Associate: Ukraine has right to restrict grain export only in case of deficit
September 13, 2010
Ukraine has the right to restrict grain export with no relevant measures applied by the World Trade Organization (the WTO) only in case grain is in short supply as stated to UNIAN by Associate of Volkov Koziakov and Partners ANNA GLADSHTEIN.
"Having acceded the WTO Ukraine undertook to avoid export restrictions. Any grounds for relevant measures other than the justified conclusion on the deficit of certain product shall be ruled out", said Ms. Gladshtein.
According to her, WTO Agriculture Agreement includes a possibility to impose restrictions on foodstuff export only by virtue of paragraph 2(а), Article XI of GAAT 1994, addressing to prevent or ease down sharp deficit of foodstuff or other goods being of high significance for exporting country. This was the argumentation Ukraine provided before to justify export restrictions and protection of its interests, precluding, thus, any sanctions from the WTO and its members.
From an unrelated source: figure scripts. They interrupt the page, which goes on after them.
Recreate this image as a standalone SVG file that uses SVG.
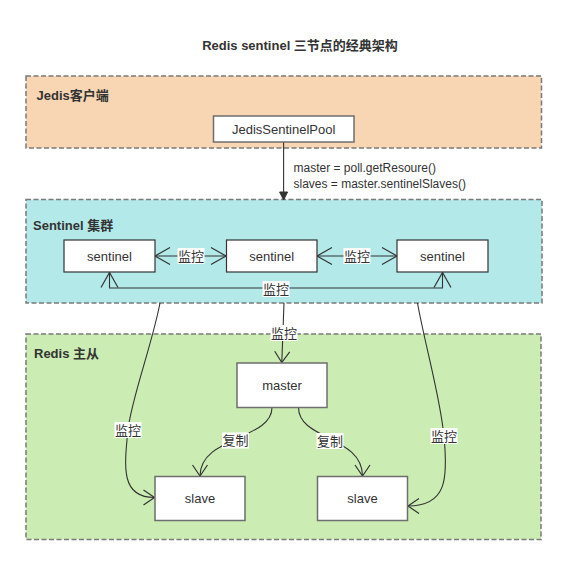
<svg xmlns="http://www.w3.org/2000/svg" width="568" height="565" viewBox="0 0 568 565">
<style>
text{font-family:"Liberation Sans",Arial,"Noto Sans CJK SC",sans-serif;fill:#333}
.title{font-size:13px;font-weight:bold;text-anchor:middle}
.sec{font-size:13px;font-weight:bold}
.nt{font-size:13px;text-anchor:middle}
.lt{font-size:13px;text-anchor:middle}
.ct{font-size:12px}
.cont{stroke:#7a7a7a;stroke-width:1.5;stroke-dasharray:5 2.5}
.node{fill:#fff;stroke:#6e6e6e;stroke-width:1.5}
.snode{fill:#fff;stroke:#333;stroke-width:1.2}
.edge{fill:none;stroke:#333;stroke-width:1.1}
.lbg{fill:#fff}
</style>
<defs>
<marker id="openBig" markerUnits="userSpaceOnUse" orient="auto-start-reverse" markerWidth="24" markerHeight="24" viewBox="-18 -12 24 24" refX="0" refY="0" overflow="visible"><path d="M-15,-8.5 L0,0 L-15,8.5" fill="none" stroke="#333" stroke-width="1.2"/></marker>
<marker id="openSm" markerUnits="userSpaceOnUse" orient="auto" markerWidth="20" markerHeight="20" viewBox="-14 -10 20 20" refX="0" refY="0" overflow="visible"><path d="M-11,-7.5 L0,0 L-11,7.5" fill="none" stroke="#333" stroke-width="1.2"/></marker>
<marker id="block" markerUnits="userSpaceOnUse" orient="auto" markerWidth="12" markerHeight="12" viewBox="-10 -6 12 12" refX="0" refY="0" overflow="visible"><path d="M-8,-4 L0,0 L-8,4 Z" fill="#333" stroke="#333" stroke-width="1"/></marker>
</defs>
<rect x="0" y="0" width="568" height="565" fill="#fff"/>
<text class="title" x="300" y="50">Redis sentinel 三节点的经典架构</text>

<g id="jedis-client">
<rect class="cont" x="26" y="76" width="515.5" height="72" fill="#f8d5b3"/>
<text class="sec" x="36.5" y="99.5">Jedis客户端</text>
</g>
<g id="sentinel-cluster">
<rect class="cont" x="26" y="199.5" width="516" height="103.5" fill="#b3e9e9"/>
<text class="sec" x="33" y="229.5">Sentinel 集群</text>
</g>
<g id="redis-master-slave">
<rect class="cont" x="26" y="334" width="515" height="205.5" fill="#cbecb3"/>
<text class="sec" x="34" y="357.5">Redis 主从</text>
</g>

<g id="connectors">
<path class="edge" d="M283.6,142 L283.6,200" marker-end="url(#block)"/>
<text class="ct" x="293.5" y="172">master = poll.getResoure()</text>
<text class="ct" x="293.5" y="187.5">slaves = master.sentinelSlaves()</text>

<path class="edge" d="M155,256 L226,256" marker-start="url(#openBig)" marker-end="url(#openBig)"/>
<rect class="lbg" x="177.5" y="248" width="27" height="16"/>
<text class="lt" x="191" y="260.5">监控</text>

<path class="edge" d="M317,256 L397,256" marker-start="url(#openBig)" marker-end="url(#openBig)"/>
<rect class="lbg" x="343.5" y="248" width="27" height="16"/>
<text class="lt" x="357" y="260.5">监控</text>

<path class="edge" d="M109.5,272.5 L109.5,288 L442.5,288 L442.5,272.5" marker-start="url(#openBig)" marker-end="url(#openBig)"/>
<rect class="lbg" x="262.5" y="281" width="27" height="16"/>
<text class="lt" x="276" y="293.5">监控</text>

<path class="edge" d="M284,303 L281.8,362.5" marker-end="url(#openSm)"/>
<rect class="lbg" x="270.5" y="325" width="27" height="16"/>
<text class="lt" x="284" y="337.5">监控</text>

<path class="edge" d="M160,303 C152,345 131,400 128,430 C124,468 121,497.5 154.5,497.5" marker-end="url(#openSm)"/>
<rect class="lbg" x="114.5" y="422" width="27" height="16"/>
<text class="lt" x="128" y="434.5">监控</text>

<path class="edge" d="M417.5,303 C425,345 441,400 444,437 C448,478 447,506 408,506" marker-end="url(#openSm)"/>
<rect class="lbg" x="430.5" y="428" width="27" height="16"/>
<text class="lt" x="444" y="440.5">监控</text>

<path class="edge" d="M272,407.5 C272,440 200,436 200,476" marker-end="url(#openSm)"/>
<rect class="lbg" x="222" y="432.5" width="27" height="16"/>
<text class="lt" x="235.5" y="445">复制</text>

<path class="edge" d="M298.5,407.5 C298.5,440 362.5,436 362.5,476" marker-end="url(#openSm)"/>
<rect class="lbg" x="316.5" y="433" width="27" height="16"/>
<text class="lt" x="330" y="445.5">复制</text>
</g>

<g id="jedis-sentinel-pool">
<rect class="node" x="213.5" y="116" width="140.5" height="26"/>
<text class="nt" x="283.7" y="133.5">JedisSentinelPool</text>
</g>
<g id="sentinel-1">
<rect class="snode" x="64" y="240" width="91" height="32"/>
<text class="nt" x="109.5" y="260.5">sentinel</text>
</g>
<g id="sentinel-2">
<rect class="snode" x="226.5" y="240" width="90.5" height="32"/>
<text class="nt" x="271.7" y="260.5">sentinel</text>
</g>
<g id="sentinel-3">
<rect class="snode" x="397" y="240" width="91" height="32"/>
<text class="nt" x="442.5" y="260.5">sentinel</text>
</g>
<g id="master">
<rect class="node" x="237" y="363" width="90" height="44.5"/>
<text class="nt" x="282" y="389.5">master</text>
</g>
<g id="slave-1">
<rect class="node" x="155" y="476.5" width="90" height="44"/>
<text class="nt" x="200" y="503">slave</text>
</g>
<g id="slave-2">
<rect class="node" x="317.5" y="476.5" width="90" height="44"/>
<text class="nt" x="362.5" y="503">slave</text>
</g>
</svg>
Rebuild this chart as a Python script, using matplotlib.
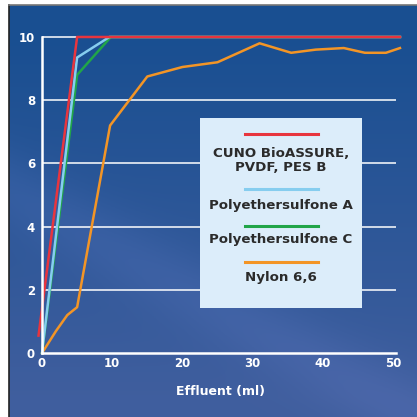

Moreover, Ms. Gladshtein explained that in case of export ban or restriction subject to the said paragraph other WTO members may not take retaliatory actions against Ukraine, as in such case it is envisaged not a full export prohibition but only interim restraints governed by the exception under WTO’s rules.
Anna Gladshtein added that prior to a WTO member imposes export ban or restriction it shall submit an advance written notification to WTO Agriculture Committee, which informs about the nature and duration of such measures. Besides, the country imposing the aforesaid measures shall be assigned a commitment to carry out consultations in relation to any issue concerned with any other WTO-member (upon its request) having substantial interest as an importer.
Admittedly, Russia has introduced an interim prohibition against grain export, which will be valid until the end of 2010. Ms. GLADSHTEIN explained that unlike Ukraine, Russia is not a WTO member, and enforcement of such restrictions shouldn’t have happened in line with procedures of notification and consultation.
As UNIAN was told, Ukrainian Prime-Minister Mykola AZAROV said that grain export from Ukraine would not be restricted.
Mr. AZAROV said that the negotiations with grain traders are, currently, underway. They will set out such a schedule and volume of grain supply, as will make it possible to keep domestic market stable and not to restrict exportability.
According to preliminary data of the Ministry of Agriculture, grain exports may amount to over 3 million tons, however, to avoid a craze a supply schedule have to be agreed.
Earlier, the government discussed possible quotation of grain exports in the amount of 2.5 million tons for the period from September 1, until the end of 2010: 1,5 million tons of wheat, 1 million tons of barley and 0.01 million tons of rye.
The government forecasts that 2010 grain yield will reach 40-42 million tons vs. 46 million tons in 2009. In the current marketing year expected Ukraine’s grain export is 15-17 million tons.
Recently, the US Department of Agriculture (USDA) has cut the forecast on Ukraine’s grain yield 2010 by 6.2 million tons down to 38.75 million tons, and on exports – by 4.2 million tons down to 15 million tons.